Copy out all the lines exactly. Omit pictures.

● **DATA LISTING**
--*--
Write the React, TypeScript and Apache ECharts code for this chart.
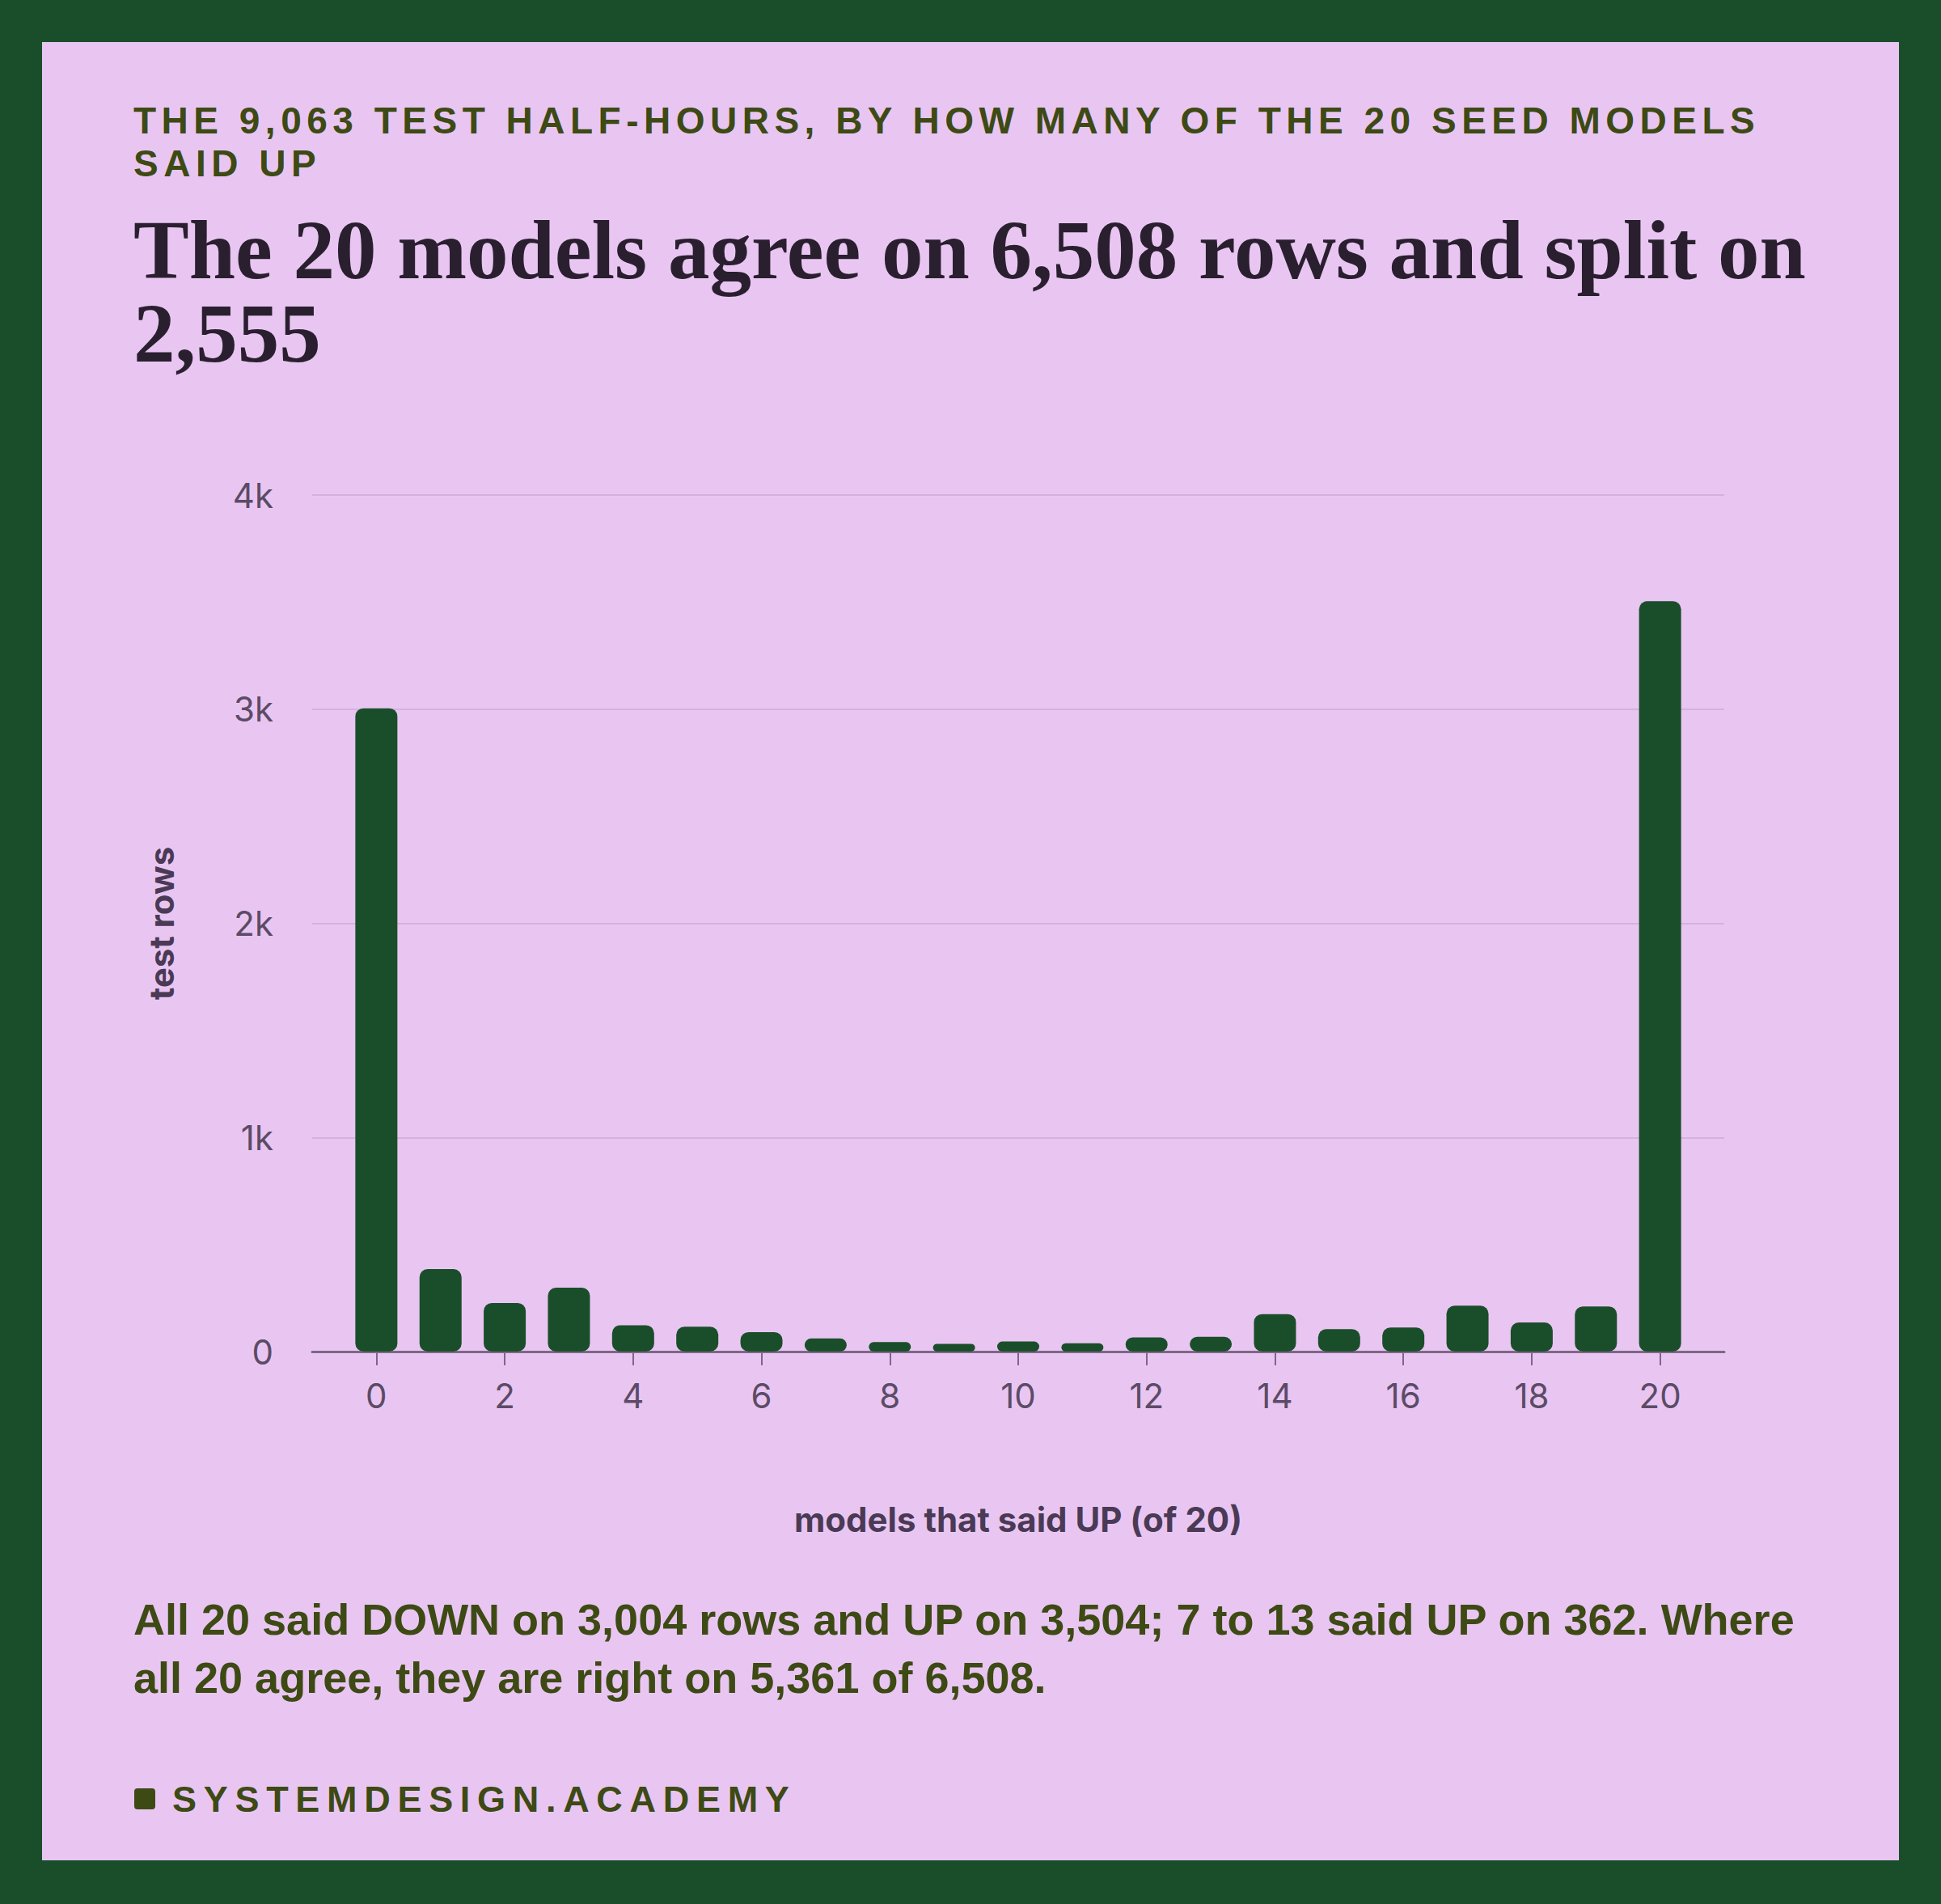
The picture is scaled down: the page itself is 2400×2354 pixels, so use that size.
import { useEffect, useRef } from 'react';
import * as echarts from 'echarts';

// 横轴：说 UP 的模型数量
const upCounts = [0, 1, 2, 3, 4, 5, 6, 7, 8, 9, 10, 11, 12, 13, 14, 15, 16, 17, 18, 19, 20];
// 每个数量对应的测试行数
const rowCounts = [3004, 385, 227, 298, 123, 116, 91, 61, 44, 36, 47, 39, 66, 69, 175, 105, 112, 214, 136, 211, 3504];
const xTickValues = [0, 2, 4, 6, 8, 10, 12, 14, 16, 18, 20];
const yMax = 4000;
const yStep = 1000;

const kicker = ['THE 9,063 TEST HALF-HOURS, BY HOW MANY OF THE 20 SEED MODELS', 'SAID UP'];
const headline = ['The 20 models agree on 6,508 rows and split on', '2,555'];
const takeaway = [
  'All 20 said DOWN on 3,004 rows and UP on 3,504; 7 to 13 said UP on 362. Where',
  'all 20 agree, they are right on 5,361 of 6,508.',
];
const brand = 'SYSTEMDESIGN.ACADEMY';
const xName = 'models that said UP (of 20)';
const yName = 'test rows';

const GREEN = '#1A4E2A';
const PANEL = '#E9C6F2';
const OLIVE = '#3D4A14';
const INK = '#2A1F2F';
const AXIS_TEXT = '#5C4B66';
const AXIS_LINE = '#7D6787';

// svg 里的字距（zrender 不支持 letterSpacing）
const spacing: Record<string, number> = {
  [kicker[0]]: 6.5,
  [kicker[1]]: 6.5,
  [brand]: 8.7,
};

const App = () => {
  const chartDom = useRef<HTMLDivElement>(null);

  useEffect(() => {
    document.body.style.margin = '0';
    const chart = echarts.init(chartDom.current, null, { renderer: 'svg' });

    const option = {
      animation: false,
      backgroundColor: GREEN,
      graphic: [
        {
          type: 'rect',
          z: -10,
          silent: true,
          shape: { x: 52, y: 52, width: 2296, height: 2248 },
          style: { fill: PANEL },
        },
        ...kicker.map((t, i) => ({
          type: 'text',
          x: 165,
          y: 149 + i * 53,
          style: {
            text: t,
            fill: OLIVE,
            fontFamily: '"Liberation Sans", Arial, sans-serif',
            fontWeight: 'bold',
            fontSize: 46,
            verticalAlign: 'middle',
          },
        })),
        ...headline.map((t, i) => ({
          type: 'text',
          x: 165,
          y: 309 + i * 103,
          style: {
            text: t,
            fill: INK,
            fontFamily: '"Liberation Serif", serif',
            fontWeight: 'bold',
            fontSize: 103,
            verticalAlign: 'middle',
          },
        })),
        ...takeaway.map((t, i) => ({
          type: 'text',
          x: 165,
          y: 2002 + i * 72,
          style: {
            text: t,
            fill: OLIVE,
            fontFamily: '"Liberation Sans", Arial, sans-serif',
            fontWeight: 'bold',
            fontSize: 54,
            verticalAlign: 'middle',
          },
        })),
        {
          type: 'rect',
          shape: { x: 166, y: 2211, width: 26, height: 26, r: 4 },
          style: { fill: OLIVE },
        },
        {
          type: 'text',
          x: 213,
          y: 2224,
          style: {
            text: brand,
            fill: OLIVE,
            fontFamily: '"Liberation Sans", Arial, sans-serif',
            fontWeight: 'bold',
            fontSize: 45,
            verticalAlign: 'middle',
          },
        },
      ],
      grid: { left: 386, right: 268, top: 612, bottom: 683 },
      xAxis: {
        type: 'value',
        min: -1,
        max: 21,
        name: xName,
        nameLocation: 'middle',
        nameGap: 186,
        nameTextStyle: { color: '#4A3A55', fontFamily: 'Inter', fontWeight: 700, fontSize: 42 },
        axisLine: { show: true, onZero: false, lineStyle: { color: AXIS_LINE, width: 3 } },
        axisTick: { show: true, customValues: xTickValues, length: 17, lineStyle: { color: AXIS_LINE, width: 2 } },
        axisLabel: { customValues: xTickValues, color: AXIS_TEXT, fontFamily: 'Inter', fontSize: 42, margin: 33 },
        splitLine: { show: false },
      },
      yAxis: {
        type: 'value',
        min: 0,
        max: yMax,
        interval: yStep,
        name: yName,
        nameLocation: 'middle',
        nameGap: 166,
        nameTextStyle: { color: '#4A3A55', fontFamily: 'Inter', fontWeight: 700, fontSize: 42 },
        axisLine: { show: false },
        axisTick: { show: false },
        axisLabel: {
          color: AXIS_TEXT,
          fontFamily: 'Inter',
          fontSize: 42,
          margin: 48,
          formatter: (v: number) => (v === 0 ? '0' : `${v / 1000}k`),
        },
        splitLine: { lineStyle: { color: '#D2B2DE', width: 2 } },
      },
      series: [
        {
          type: 'bar',
          data: upCounts.map((x, i) => [x, rowCounts[i]]),
          barWidth: 52,
          itemStyle: { color: GREEN, borderRadius: 10 },
        },
      ],
    };

    chart.setOption(option as any);

    const applySpacing = () => {
      chartDom.current?.querySelectorAll('text').forEach((t) => {
        const s = spacing[t.textContent ?? ''];
        if (s !== undefined) t.setAttribute('letter-spacing', String(s));
      });
    };
    chart.on('rendered', applySpacing);
    chart.on('finished', applySpacing);
    applySpacing();

    return () => {
      chart.dispose();
    };
  }, []);

  return <div ref={chartDom} style={{ width: 2400, height: 2354 }} />;
};

export default App;
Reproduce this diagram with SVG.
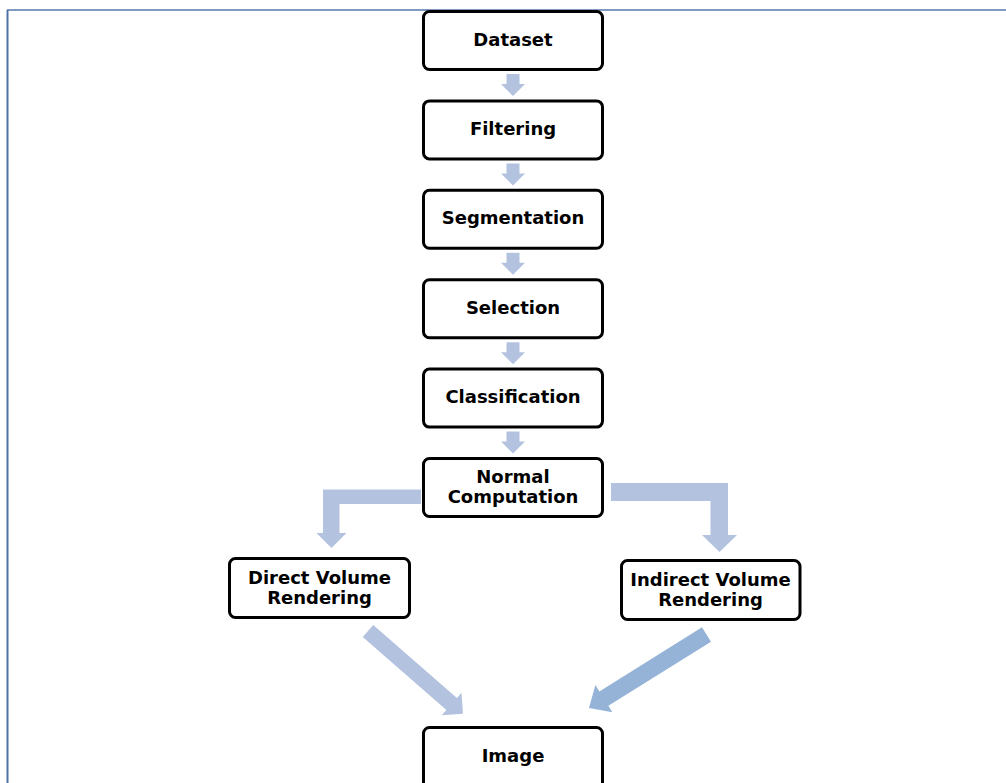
--*--
● **ANSWER IN FULL**
Write the React, TypeScript and Apache ECharts code for this chart.
The picture is scaled down: the page itself is 2400×2354 pixels, so use that size.
import { useEffect, useRef } from 'react';
import * as echarts from 'echarts';

// 横轴：说 UP 的模型数量
const upCounts = [0, 1, 2, 3, 4, 5, 6, 7, 8, 9, 10, 11, 12, 13, 14, 15, 16, 17, 18, 19, 20];
// 每个数量对应的测试行数
const rowCounts = [3004, 385, 227, 298, 123, 116, 91, 61, 44, 36, 47, 39, 66, 69, 175, 105, 112, 214, 136, 211, 3504];
const xTickValues = [0, 2, 4, 6, 8, 10, 12, 14, 16, 18, 20];
const yMax = 4000;
const yStep = 1000;

const kicker = ['THE 9,063 TEST HALF-HOURS, BY HOW MANY OF THE 20 SEED MODELS', 'SAID UP'];
const headline = ['The 20 models agree on 6,508 rows and split on', '2,555'];
const takeaway = [
  'All 20 said DOWN on 3,004 rows and UP on 3,504; 7 to 13 said UP on 362. Where',
  'all 20 agree, they are right on 5,361 of 6,508.',
];
const brand = 'SYSTEMDESIGN.ACADEMY';
const xName = 'models that said UP (of 20)';
const yName = 'test rows';

const GREEN = '#1A4E2A';
const PANEL = '#E9C6F2';
const OLIVE = '#3D4A14';
const INK = '#2A1F2F';
const AXIS_TEXT = '#5C4B66';
const AXIS_LINE = '#7D6787';

// svg 里的字距（zrender 不支持 letterSpacing）
const spacing: Record<string, number> = {
  [kicker[0]]: 6.5,
  [kicker[1]]: 6.5,
  [brand]: 8.7,
};

const App = () => {
  const chartDom = useRef<HTMLDivElement>(null);

  useEffect(() => {
    document.body.style.margin = '0';
    const chart = echarts.init(chartDom.current, null, { renderer: 'svg' });

    const option = {
      animation: false,
      backgroundColor: GREEN,
      graphic: [
        {
          type: 'rect',
          z: -10,
          silent: true,
          shape: { x: 52, y: 52, width: 2296, height: 2248 },
          style: { fill: PANEL },
        },
        ...kicker.map((t, i) => ({
          type: 'text',
          x: 165,
          y: 149 + i * 53,
          style: {
            text: t,
            fill: OLIVE,
            fontFamily: '"Liberation Sans", Arial, sans-serif',
            fontWeight: 'bold',
            fontSize: 46,
            verticalAlign: 'middle',
          },
        })),
        ...headline.map((t, i) => ({
          type: 'text',
          x: 165,
          y: 309 + i * 103,
          style: {
            text: t,
            fill: INK,
            fontFamily: '"Liberation Serif", serif',
            fontWeight: 'bold',
            fontSize: 103,
            verticalAlign: 'middle',
          },
        })),
        ...takeaway.map((t, i) => ({
          type: 'text',
          x: 165,
          y: 2002 + i * 72,
          style: {
            text: t,
            fill: OLIVE,
            fontFamily: '"Liberation Sans", Arial, sans-serif',
            fontWeight: 'bold',
            fontSize: 54,
            verticalAlign: 'middle',
          },
        })),
        {
          type: 'rect',
          shape: { x: 166, y: 2211, width: 26, height: 26, r: 4 },
          style: { fill: OLIVE },
        },
        {
          type: 'text',
          x: 213,
          y: 2224,
          style: {
            text: brand,
            fill: OLIVE,
            fontFamily: '"Liberation Sans", Arial, sans-serif',
            fontWeight: 'bold',
            fontSize: 45,
            verticalAlign: 'middle',
          },
        },
      ],
      grid: { left: 386, right: 268, top: 612, bottom: 683 },
      xAxis: {
        type: 'value',
        min: -1,
        max: 21,
        name: xName,
        nameLocation: 'middle',
        nameGap: 186,
        nameTextStyle: { color: '#4A3A55', fontFamily: 'Inter', fontWeight: 700, fontSize: 42 },
        axisLine: { show: true, onZero: false, lineStyle: { color: AXIS_LINE, width: 3 } },
        axisTick: { show: true, customValues: xTickValues, length: 17, lineStyle: { color: AXIS_LINE, width: 2 } },
        axisLabel: { customValues: xTickValues, color: AXIS_TEXT, fontFamily: 'Inter', fontSize: 42, margin: 33 },
        splitLine: { show: false },
      },
      yAxis: {
        type: 'value',
        min: 0,
        max: yMax,
        interval: yStep,
        name: yName,
        nameLocation: 'middle',
        nameGap: 166,
        nameTextStyle: { color: '#4A3A55', fontFamily: 'Inter', fontWeight: 700, fontSize: 42 },
        axisLine: { show: false },
        axisTick: { show: false },
        axisLabel: {
          color: AXIS_TEXT,
          fontFamily: 'Inter',
          fontSize: 42,
          margin: 48,
          formatter: (v: number) => (v === 0 ? '0' : `${v / 1000}k`),
        },
        splitLine: { lineStyle: { color: '#D2B2DE', width: 2 } },
      },
      series: [
        {
          type: 'bar',
          data: upCounts.map((x, i) => [x, rowCounts[i]]),
          barWidth: 52,
          itemStyle: { color: GREEN, borderRadius: 10 },
        },
      ],
    };

    chart.setOption(option as any);

    const applySpacing = () => {
      chartDom.current?.querySelectorAll('text').forEach((t) => {
        const s = spacing[t.textContent ?? ''];
        if (s !== undefined) t.setAttribute('letter-spacing', String(s));
      });
    };
    chart.on('rendered', applySpacing);
    chart.on('finished', applySpacing);
    applySpacing();

    return () => {
      chart.dispose();
    };
  }, []);

  return <div ref={chartDom} style={{ width: 2400, height: 2354 }} />;
};

export default App;
Reproduce this diagram with SVG.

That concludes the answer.